Dataset section —
□ □ □ □

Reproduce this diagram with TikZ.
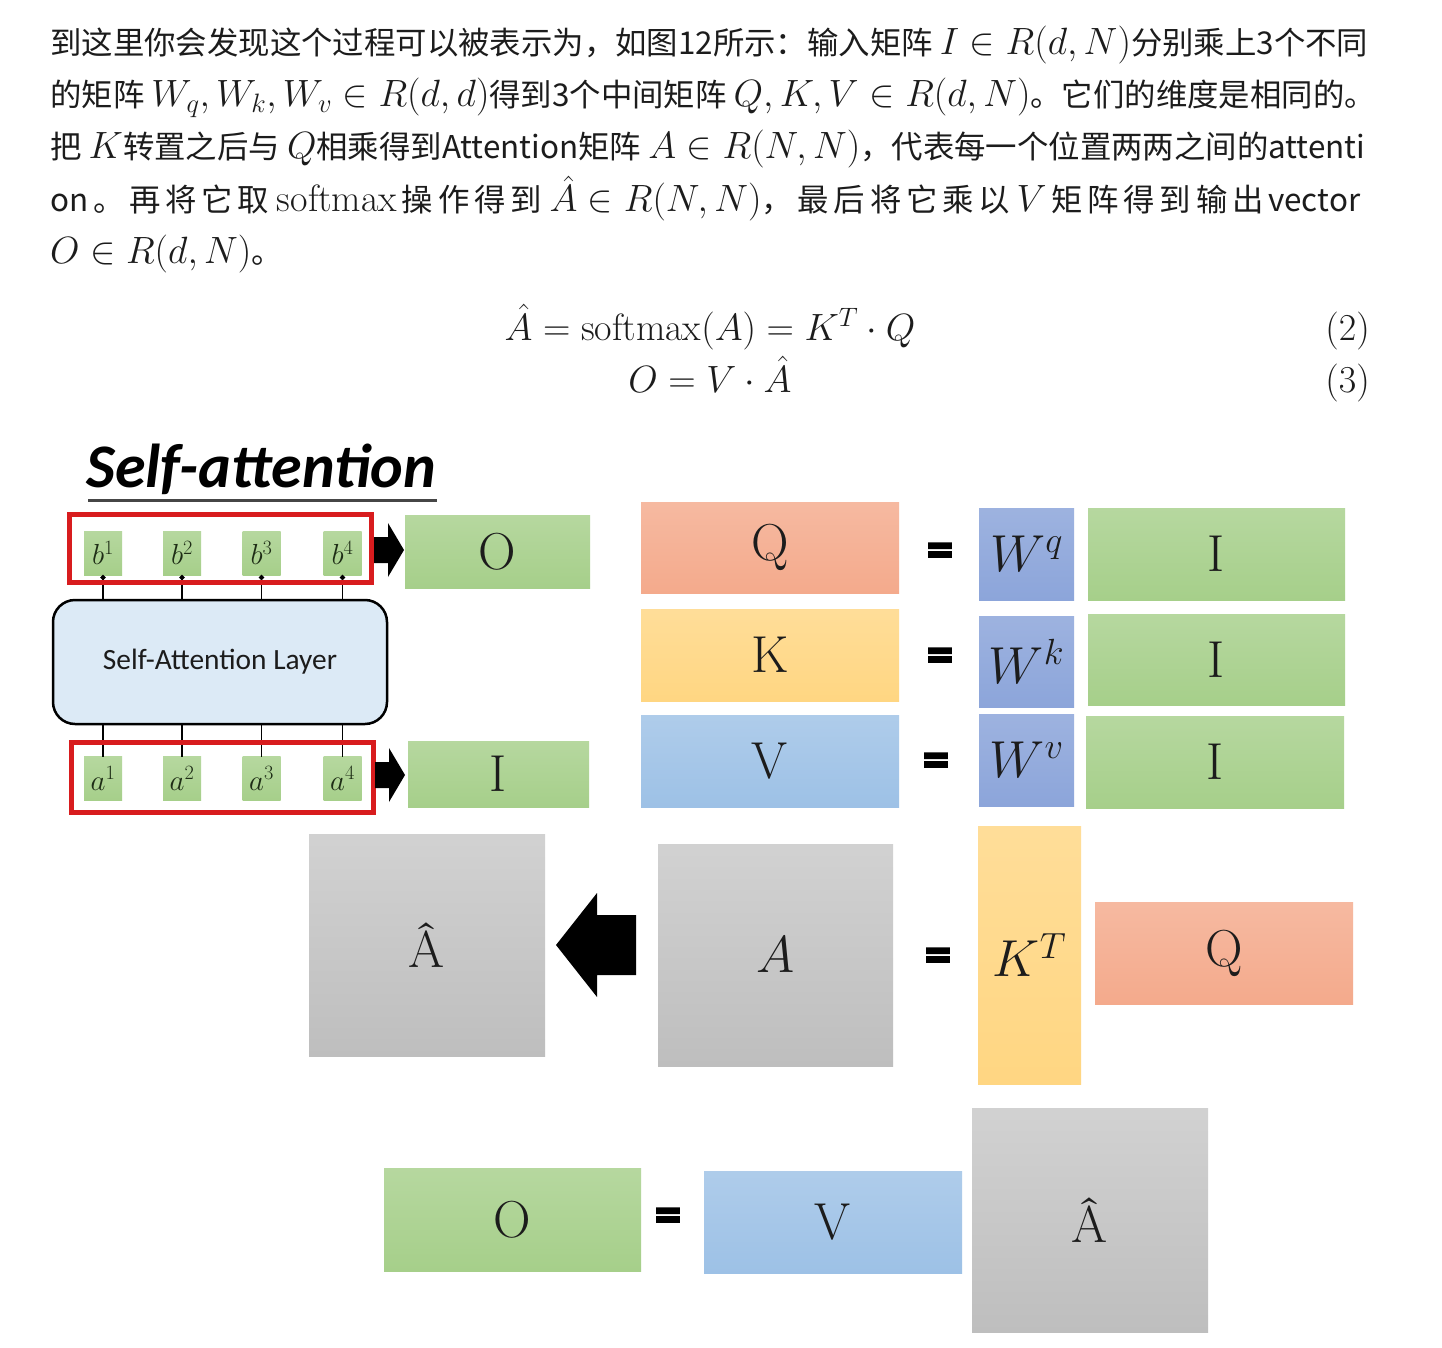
\RequirePackage{fix-cm}
\documentclass[tikz,border=0pt]{standalone}
\usepackage{fontspec}
\newfontfamily\cjk{Noto Sans CJK SC}
\newfontfamily\carlito{Carlito}
\newfontfamily\eqfont[FakeBold=4]{Carlito Bold}
\usetikzlibrary{arrows.meta}
\definecolor{txt}{RGB}{28,28,28}
\definecolor{grn}{RGB}{166,207,138}
\definecolor{sal}{RGB}{244,170,140}
\definecolor{yel}{RGB}{255,214,130}
\definecolor{vblue}{RGB}{157,193,230}
\definecolor{wblue}{RGB}{140,165,218}
\definecolor{gryB}{RGB}{190,190,190}
\definecolor{layerblue}{RGB}{220,234,246}
\definecolor{redb}{RGB}{216,28,30}
\definecolor{uline}{RGB}{70,70,70}
\newcommand\mth[1]{{\fontsize{38}{46}\selectfont$#1$}}
\tikzset{
  txtline/.style={anchor=base west, inner sep=0, text=txt, font=\cjk\fontsize{31.4}{38}\selectfont},
  sz/.style 2 args={minimum width=#1, minimum height=#2, inner sep=0, outer sep=0},
  gbox/.style={top color=grn!82!white, bottom color=grn},
  sbox/.style={top color=sal!82!white, bottom color=sal},
  ybox/.style={top color=yel!82!white, bottom color=yel},
  vbox/.style={top color=vblue!82!white, bottom color=vblue},
  wbox/.style={top color=wblue!85!white, bottom color=wblue},
  grbox/.style={top color=gryB!70!white, bottom color=gryB},
  letter/.style={text=txt, font=\fontsize{52}{56}\selectfont},
  small/.style={sz={38}{44}, gbox, text={rgb,255:red,30;green,45;blue,22}, font=\fontsize{29}{30}\selectfont},
  redframe/.style={draw=redb, line width=5, fill=none, inner sep=0},
  eqsign/.style={font=\eqfont\fontsize{52}{56}\selectfont, text=black, inner sep=0},
  conn/.style={line width=1.8, draw=black},
}
\begin{document}
\begin{tikzpicture}[x=1pt, y=-1pt]
\useasboundingbox (0,0) rectangle (1442,1348);
\fill[white] (0,0) rectangle (1442,1348);

% ---------- paragraph ----------
\node[txtline] (l1) at (50,55) {到这里你会发现这个过程可以被表示为，如图12所示：输入矩阵 \mth{I\in R(d,N)}分别乘上3个不同};
\node[txtline] (l2) at (50,107) {的矩阵 \mth{W_q,W_k,W_v\in R(d,d)}得到3个中间矩阵 \mth{Q,K,V\in R(d,N)}。它们的维度是相同的。};
\node[txtline] (l3) at (50,159) {把 \mth{K}转置之后与 \mth{Q}相乘得到Attention矩阵 \mth{A\in R(N,N)}，代表每一个位置两两之间的attenti};
\node[txtline] (l4) at (50,212) {\makebox[1310pt][s]{on 。 再 将 它 取\hspace{3pt} \mth{\mathrm{softmax}} 操 作 得 到\hspace{3pt} \mth{\hat A\in R(N,N)}， 最 后 将 它 乘 以\hspace{2pt} \mth{V} 矩 阵 得 到 输 出 vector}};
\node[txtline] (l5) at (50,264) {\mth{O\in R(d,N)}。};

% ---------- equations ----------
\node[anchor=base, inner sep=0, text=txt] (eq2) at (710,340) {\mth{\hat A=\mathrm{softmax}(A)=K^T\cdot Q}};
\node[anchor=base, inner sep=0, text=txt] (eq3) at (710,392) {\mth{O=V\cdot\hat A}};
\node[anchor=base east, inner sep=0, text=txt] (t2) at (1370,340) {\mth{(2)}};
\node[anchor=base east, inner sep=0, text=txt] (t3) at (1370,392) {\mth{(3)}};

% ---------- self-attention panel ----------
\node[anchor=base west, inner sep=0, text=black, font=\carlito\bfseries\itshape\fontsize{62}{66}\selectfont] (title) at (86,487) {Self-attention};
\coordinate (ulA) at (88,500);
\coordinate (ulB) at (437,500);
\draw[line width=3, draw=uline] (ulA) -- (ulB);

\node[draw=black, line width=2.5, rounded corners=22, fill=layerblue, sz={334}{124}, text=txt, font=\carlito\fontsize{29.4}{32}\selectfont] (layer) at (220,662) {Self-Attention Layer};

\node[small] (b1) at (103,553) {$b^{1}$};
\node[small] (b2) at (182,553) {$b^{2}$};
\node[small] (b3) at (261.5,553) {$b^{3}$};
\node[small] (b4) at (342.5,553) {$b^{4}$};
\node[small] (a1) at (103,778.5) {$a^{1}$};
\node[small] (a2) at (182,778.5) {$a^{2}$};
\node[small] (a3) at (261.5,778.5) {$a^{3}$};
\node[small] (a4) at (342.5,778.5) {$a^{4}$};

\foreach \i in {1,...,4}{
  \draw[conn, -{Circle[length=5pt]}] (layer.north -| b\i.south) -- (b\i.south);
  \draw[conn] (a\i.north) -- (a\i.north |- layer.south);
}

\node[redframe, sz={302}{68}] (rtop) at (220,548) {};
\node[redframe, sz={302}{70}] (rbot) at (222,777) {};

\fill[black] (374,537) -- (388,537) -- (388,523) -- (404,550) -- (388,577) -- (388,563) -- (374,563) -- cycle;
\fill[black] (375,762) -- (389,762) -- (389,748) -- (405,775) -- (389,802) -- (389,788) -- (375,788) -- cycle;

\node[gbox, sz={185}{73}, letter] (O1) at (497.5,551.5) {O};
\node[gbox, sz={181}{66}, letter] (I1) at (498.5,774) {I};

% ---------- Q K V rows ----------
\node[sbox, sz={258}{91}, letter] (Q1) at (770,547.5) {Q};
\node[ybox, sz={258}{92}, letter] (K1) at (770,655) {K};
\node[vbox, sz={258}{92}, letter] (V1) at (770,761) {V};

\node[eqsign] (e1) at (940,555) {=};
\node[eqsign] (e2) at (940,660) {=};
\node[eqsign] (e3) at (936,765) {=};

\node[wbox, sz={95}{92}, letter] (Wq) at (1026.5,554) {$W^{q}$};
\node[wbox, sz={95}{91}, letter] (Wk) at (1026.5,661.5) {$W^{k}$};
\node[wbox, sz={95}{92}, letter] (Wv) at (1026.5,760) {$W^{v}$};

\node[gbox, sz={257}{92}, letter] (Iq) at (1216.5,554) {I};
\node[gbox, sz={257}{91}, letter] (Ik) at (1216.5,659.5) {I};
\node[gbox, sz={258}{92}, letter] (Iv) at (1215,762) {I};

% ---------- attention row ----------
\node[grbox, sz={236}{222}, letter] (Ah1) at (427,945) {Â};
\fill[black] (636,915) -- (597,915) -- (597,893) -- (556,945) -- (597,997) -- (597,975) -- (636,975) -- cycle;
\node[grbox, sz={235}{222}, letter] (A) at (775.5,955) {$A$};
\node[eqsign] (e4) at (938,960) {=};
\node[ybox, sz={103}{258}, letter] (KT) at (1029.5,955) {$K^{T}$};
\node[sbox, sz={258}{102}, letter] (Q2) at (1224,953) {Q};

% ---------- output row ----------
\node[gbox, sz={257}{103}, letter] (O2) at (512.5,1219.5) {O};
\node[eqsign] (e5) at (668,1220) {=};
\node[vbox, sz={258}{102}, letter] (V2) at (833,1222) {V};
\node[grbox, sz={236}{224}, letter] (Ah2) at (1090,1220) {Â};
\end{tikzpicture}
\end{document}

□ □ □ □

Short problem — Exclude the pictures, and transcribe all of the material exactly.

Output below —
Reproduce this diagram with TikZ.
\RequirePackage{fix-cm}
\documentclass[tikz,border=0pt]{standalone}
\usepackage{fontspec}
\newfontfamily\cjk{Noto Sans CJK SC}
\newfontfamily\carlito{Carlito}
\newfontfamily\eqfont[FakeBold=4]{Carlito Bold}
\usetikzlibrary{arrows.meta}
\definecolor{txt}{RGB}{28,28,28}
\definecolor{grn}{RGB}{166,207,138}
\definecolor{sal}{RGB}{244,170,140}
\definecolor{yel}{RGB}{255,214,130}
\definecolor{vblue}{RGB}{157,193,230}
\definecolor{wblue}{RGB}{140,165,218}
\definecolor{gryB}{RGB}{190,190,190}
\definecolor{layerblue}{RGB}{220,234,246}
\definecolor{redb}{RGB}{216,28,30}
\definecolor{uline}{RGB}{70,70,70}
\newcommand\mth[1]{{\fontsize{38}{46}\selectfont$#1$}}
\tikzset{
  txtline/.style={anchor=base west, inner sep=0, text=txt, font=\cjk\fontsize{31.4}{38}\selectfont},
  sz/.style 2 args={minimum width=#1, minimum height=#2, inner sep=0, outer sep=0},
  gbox/.style={top color=grn!82!white, bottom color=grn},
  sbox/.style={top color=sal!82!white, bottom color=sal},
  ybox/.style={top color=yel!82!white, bottom color=yel},
  vbox/.style={top color=vblue!82!white, bottom color=vblue},
  wbox/.style={top color=wblue!85!white, bottom color=wblue},
  grbox/.style={top color=gryB!70!white, bottom color=gryB},
  letter/.style={text=txt, font=\fontsize{52}{56}\selectfont},
  small/.style={sz={38}{44}, gbox, text={rgb,255:red,30;green,45;blue,22}, font=\fontsize{29}{30}\selectfont},
  redframe/.style={draw=redb, line width=5, fill=none, inner sep=0},
  eqsign/.style={font=\eqfont\fontsize{52}{56}\selectfont, text=black, inner sep=0},
  conn/.style={line width=1.8, draw=black},
}
\begin{document}
\begin{tikzpicture}[x=1pt, y=-1pt]
\useasboundingbox (0,0) rectangle (1442,1348);
\fill[white] (0,0) rectangle (1442,1348);

% ---------- paragraph ----------
\node[txtline] (l1) at (50,55) {到这里你会发现这个过程可以被表示为，如图12所示：输入矩阵 \mth{I\in R(d,N)}分别乘上3个不同};
\node[txtline] (l2) at (50,107) {的矩阵 \mth{W_q,W_k,W_v\in R(d,d)}得到3个中间矩阵 \mth{Q,K,V\in R(d,N)}。它们的维度是相同的。};
\node[txtline] (l3) at (50,159) {把 \mth{K}转置之后与 \mth{Q}相乘得到Attention矩阵 \mth{A\in R(N,N)}，代表每一个位置两两之间的attenti};
\node[txtline] (l4) at (50,212) {\makebox[1310pt][s]{on 。 再 将 它 取\hspace{3pt} \mth{\mathrm{softmax}} 操 作 得 到\hspace{3pt} \mth{\hat A\in R(N,N)}， 最 后 将 它 乘 以\hspace{2pt} \mth{V} 矩 阵 得 到 输 出 vector}};
\node[txtline] (l5) at (50,264) {\mth{O\in R(d,N)}。};

% ---------- equations ----------
\node[anchor=base, inner sep=0, text=txt] (eq2) at (710,340) {\mth{\hat A=\mathrm{softmax}(A)=K^T\cdot Q}};
\node[anchor=base, inner sep=0, text=txt] (eq3) at (710,392) {\mth{O=V\cdot\hat A}};
\node[anchor=base east, inner sep=0, text=txt] (t2) at (1370,340) {\mth{(2)}};
\node[anchor=base east, inner sep=0, text=txt] (t3) at (1370,392) {\mth{(3)}};

% ---------- self-attention panel ----------
\node[anchor=base west, inner sep=0, text=black, font=\carlito\bfseries\itshape\fontsize{62}{66}\selectfont] (title) at (86,487) {Self-attention};
\coordinate (ulA) at (88,500);
\coordinate (ulB) at (437,500);
\draw[line width=3, draw=uline] (ulA) -- (ulB);

\node[draw=black, line width=2.5, rounded corners=22, fill=layerblue, sz={334}{124}, text=txt, font=\carlito\fontsize{29.4}{32}\selectfont] (layer) at (220,662) {Self-Attention Layer};

\node[small] (b1) at (103,553) {$b^{1}$};
\node[small] (b2) at (182,553) {$b^{2}$};
\node[small] (b3) at (261.5,553) {$b^{3}$};
\node[small] (b4) at (342.5,553) {$b^{4}$};
\node[small] (a1) at (103,778.5) {$a^{1}$};
\node[small] (a2) at (182,778.5) {$a^{2}$};
\node[small] (a3) at (261.5,778.5) {$a^{3}$};
\node[small] (a4) at (342.5,778.5) {$a^{4}$};

\foreach \i in {1,...,4}{
  \draw[conn, -{Circle[length=5pt]}] (layer.north -| b\i.south) -- (b\i.south);
  \draw[conn] (a\i.north) -- (a\i.north |- layer.south);
}

\node[redframe, sz={302}{68}] (rtop) at (220,548) {};
\node[redframe, sz={302}{70}] (rbot) at (222,777) {};

\fill[black] (374,537) -- (388,537) -- (388,523) -- (404,550) -- (388,577) -- (388,563) -- (374,563) -- cycle;
\fill[black] (375,762) -- (389,762) -- (389,748) -- (405,775) -- (389,802) -- (389,788) -- (375,788) -- cycle;

\node[gbox, sz={185}{73}, letter] (O1) at (497.5,551.5) {O};
\node[gbox, sz={181}{66}, letter] (I1) at (498.5,774) {I};

% ---------- Q K V rows ----------
\node[sbox, sz={258}{91}, letter] (Q1) at (770,547.5) {Q};
\node[ybox, sz={258}{92}, letter] (K1) at (770,655) {K};
\node[vbox, sz={258}{92}, letter] (V1) at (770,761) {V};

\node[eqsign] (e1) at (940,555) {=};
\node[eqsign] (e2) at (940,660) {=};
\node[eqsign] (e3) at (936,765) {=};

\node[wbox, sz={95}{92}, letter] (Wq) at (1026.5,554) {$W^{q}$};
\node[wbox, sz={95}{91}, letter] (Wk) at (1026.5,661.5) {$W^{k}$};
\node[wbox, sz={95}{92}, letter] (Wv) at (1026.5,760) {$W^{v}$};

\node[gbox, sz={257}{92}, letter] (Iq) at (1216.5,554) {I};
\node[gbox, sz={257}{91}, letter] (Ik) at (1216.5,659.5) {I};
\node[gbox, sz={258}{92}, letter] (Iv) at (1215,762) {I};

% ---------- attention row ----------
\node[grbox, sz={236}{222}, letter] (Ah1) at (427,945) {Â};
\fill[black] (636,915) -- (597,915) -- (597,893) -- (556,945) -- (597,997) -- (597,975) -- (636,975) -- cycle;
\node[grbox, sz={235}{222}, letter] (A) at (775.5,955) {$A$};
\node[eqsign] (e4) at (938,960) {=};
\node[ybox, sz={103}{258}, letter] (KT) at (1029.5,955) {$K^{T}$};
\node[sbox, sz={258}{102}, letter] (Q2) at (1224,953) {Q};

% ---------- output row ----------
\node[gbox, sz={257}{103}, letter] (O2) at (512.5,1219.5) {O};
\node[eqsign] (e5) at (668,1220) {=};
\node[vbox, sz={258}{102}, letter] (V2) at (833,1222) {V};
\node[grbox, sz={236}{224}, letter] (Ah2) at (1090,1220) {Â};
\end{tikzpicture}
\end{document}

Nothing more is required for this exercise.